Environmental coexistence

The root of the problem, however, is the mindset of both Palestinians and Israelis who stubbornly refuse to cooperate freely on everyday issues such as sewage treatment.

Palestinians place sandbags as they try to prevent rain water from flooding their house following heavy rain in Gaza City November 27 (photo credit: REUTERS)
Palestinians place sandbags as they try to prevent rain water from flooding their house following heavy rain in Gaza City November 27
(photo credit: REUTERS)
Every year around olive harvest season a certain ritual is repeated: Palestinian olive growers release immense quantities of refuse into the Nablus River, which connects to Nahal Alexander. The Nahal is polluted and there is much hand-wringing. This year the damage caused by the pollution was particularly severe and thousands of fish died, the rankness of their decomposing bodies filling the air. The cost of cleaning up Nahal Alexander is estimated at millions of shekels.
Compounding the frustration is that all of this could have been avoided.
According to Gidon Bromberg, Israel director of Eco- Peace Middle East – a joint Israeli-Jordanian-Palestinian organization that has been dealing with regional water and environment issues for the past two decades – it would have cost the government a few hundred-thousand shekels to prevent the olive refuse from being dumped in the river. The Ministry of Environmental Protection and the Civil Administration could have simply collected the refuse from the Palestinians, and trucked it across the Green Line to have it disposed in a safe way.
The root of the problem, however, is the mindset of both Palestinians and Israelis who stubbornly refuse to cooperate freely on everyday issues such as sewage treatment, until all final-status matters have been solved between the sides. In the meantime, both Israelis and Palestinians suffer from this “all or nothing” approach.
Ostensibly, Israelis and Palestinians interact within frameworks set up under the aegis of the Oslo Accords, such as the Joint Water Committee. But these frameworks, which were designed to last at most five years until the sides solved their differences, are marred with bureaucracy.
Palestinians resist cooperating with Israelis because they see this as a means of perpetuating and even legitimizing the Jewish state. Israel, meanwhile, has security concerns, albeit legitimate, which often harms the possibility for cooperation.

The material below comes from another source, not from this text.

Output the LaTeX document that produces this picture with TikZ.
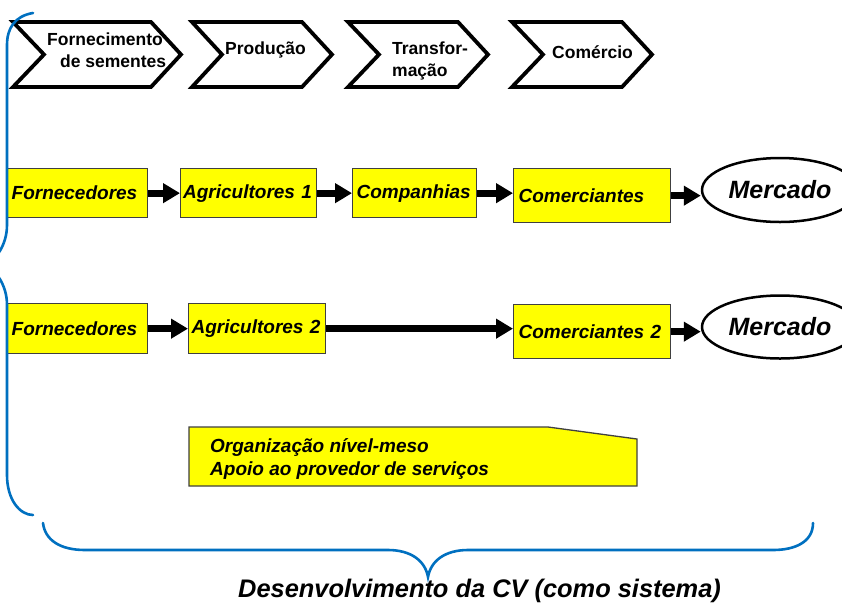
\documentclass[tikz,border=0pt]{standalone}
\usepackage{fontspec}
\setmainfont{Liberation Sans}
\usetikzlibrary{arrows.meta,shapes.geometric}
\definecolor{bracecol}{RGB}{0,112,192}
\definecolor{boxfill}{RGB}{255,255,0}
\definecolor{boxline}{RGB}{64,64,64}
\newcommand\chfont{\fontsize{17.5}{21.5}\selectfont\bfseries}
\newcommand\bxfont{\fontsize{19}{23}\selectfont\bfseries\itshape}
\newcommand\mkfont{\fontsize{25}{28}\selectfont\bfseries\itshape}
\newcommand\ttlfont{\fontsize{25.4}{28}\selectfont\bfseries\itshape}
\tikzset{
  chevron/.style={draw=black, line width=3.8pt, fill=white, line join=miter},
  chtext/.style={font=\chfont, inner sep=0pt, align=left},
  ybox/.style={draw=boxline, fill=boxfill, line width=1.3pt, font=\bxfont,
    anchor=north west, inner xsep=4pt, inner ysep=0pt, align=left},
  market/.style={ellipse, draw=black, line width=2.5pt, fill=white, font=\mkfont,
    minimum width=156pt, inner sep=0pt},
  arr/.style={line width=7pt, -{Triangle[length=17pt,width=19pt]}},
  brace/.style={draw=bracecol, line width=2.6pt, line cap=round},
}
\begin{document}
\begin{tikzpicture}[x=1pt,y=-1pt]
\useasboundingbox (0,0) rectangle (842,603);
\clip (0,0) rectangle (842,603);
\fill[white] (0,0) rectangle (842,603);

% chevrons
\draw[chevron] (13,22) -- (151,22) -- (181,54.5) -- (151,87) -- (13,87) -- (44,54.5) -- cycle;
\draw[chevron] (192,22) -- (302,22) -- (332,54.5) -- (302,87) -- (192,87) -- (222,54.5) -- cycle;
\draw[chevron] (348,22) -- (458,22) -- (488,54.5) -- (458,87) -- (348,87) -- (379,54.5) -- cycle;
\draw[chevron] (512,22) -- (622,22) -- (652,54.5) -- (622,87) -- (512,87) -- (543,54.5) -- cycle;
\node[chtext, anchor=north west] (t1) at (47,33) {Fornecimento\\\hspace*{13pt}de sementes};
\node[chtext, anchor=base west] (t2) at (225,54) {Produção};
\node[chtext, anchor=north west] (t3) at (392,42) {Transfor-\\mação};
\node[chtext, anchor=base west] (t4) at (552,58) {Comércio};

% row 1
\node[ybox, text width=132pt, minimum height=49pt] (f1) at (7,168) {Fornecedores};
\node[ybox, inner xsep=2.5pt, text width=131pt, minimum height=49pt] (a1) at (180,168) {Agricultores 1};
\node[ybox, text width=116pt, minimum height=49pt] (c1) at (352,168) {Companhias};
\node[ybox, inner xsep=5pt, text width=147pt, minimum height=54pt] (m1) at (513,168) {Comerciantes};
\node[market, minimum height=64pt] (k1) at (780,190) {Mercado};
\draw[arr] (f1.east) -- (a1.west);
\draw[arr] (a1.east) -- (c1.west);
\draw[arr] (c1.east) -- (c1.east -| m1.west);
\draw[arr] (m1.east) -- (m1.east -| k1.west);

% row 2
\node[ybox, text width=132pt, minimum height=50pt] (f2) at (7,303) {Fornecedores};
\node[ybox, inner xsep=3pt, text width=131pt, minimum height=50pt] (a2) at (188,303) {Agricultores 2};
\node[ybox, inner xsep=5pt, text width=147pt, minimum height=54pt] (m2) at (513,304) {Comerciantes 2};
\node[market, minimum height=63pt] (k2) at (780,327) {Mercado};
\draw[arr] (f2.east) -- (a2.west);
\draw[arr] (a2.east) -- (a2.east -| m2.west);
\draw[arr] (m2.east) -- (m2.east -| k2.west);

% note box
\draw[draw=boxline, fill=boxfill, line width=1.3pt] (189,427) -- (548,427) -- (637,439) -- (637,486) -- (189,486) -- cycle;
\node[font=\bxfont, inner sep=0pt, align=left, anchor=north west] (note) at (210,438)
  {Organização nível-meso\\Apoio ao provedor de serviços};

% braces
\draw[brace] (33,13) .. controls (15,16) and (7,28) .. (7,45) -- (7,225)
  .. controls (7,245) and (-4,258) .. (-12,265)
  .. controls (-4,272) and (7,285) .. (7,305) -- (7,475)
  .. controls (7,500) and (20,515) .. (33,515);
\draw[brace] (43,523) .. controls (45,540) and (60,550) .. (85,550) -- (388,550)
  .. controls (410,550) and (425,560) .. (428,577)
  .. controls (431,560) and (446,550) .. (468,550) -- (773,550)
  .. controls (795,550) and (813,542) .. (813,523);

\node[font=\ttlfont, inner sep=0pt, anchor=base west] (title) at (238,597) {Desenvolvimento da CV (como sistema)};
\end{tikzpicture}
\end{document}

Israelis blame the Palestinians for disposing of their sewage in an irresponsible way, while at the same time imposing constraints on the construction of sewage treatment plants.
Palestinians blame Israelis for denying them the autonomy to treat their sewage, while creating a political atmosphere in which real dialogue and coexistence is impossible.
The time has come for a paradigm switch. Israelis and Palestinians must begin to realize that they are both responsible for one another as neighbors.
When a Palestinian factory in Hebron dumps its pollution in an irresponsible way, it has ramifications for both Palestinians and Israelis. The crisis in Gaza, which includes inadequate sewage treatment due to a lack of electricity, not only affects Gazans, it also has a negative impact on the beaches of Ashkelon.
Similarly, what olive growers have been doing with their olive waste in recent weeks has a direct impact on the beaches near Netanya.
There are no signs Israelis and Palestinians are getting closer to a peace settlement. If anything, the opposite is true. Hamas remains strong on the Palestinian street; the Palestinian leadership is split between the West Bank and Gaza; there have been no Palestinian elections on a national level in a decade; Palestinian incitement continues unabated.
But the failure to reach a final-status peace arrangement with the Palestinians should not prevent both sides from cooperating on matters of mutual interest, such as the environment.
The longer the sides postpone such cooperation, the greater the danger to the environment – on both sides of the Green Line. If Palestinians and Israelis can work together on issues such as sewage treatment, perhaps this will lead to cooperation in other fields as well such as trade, labor and infrastructure.
Over time, a “bottom up” approach might even lead to dialogue on the diplomatic level. Even if it does not, both sides will benefit from a cleaner, less polluted environment.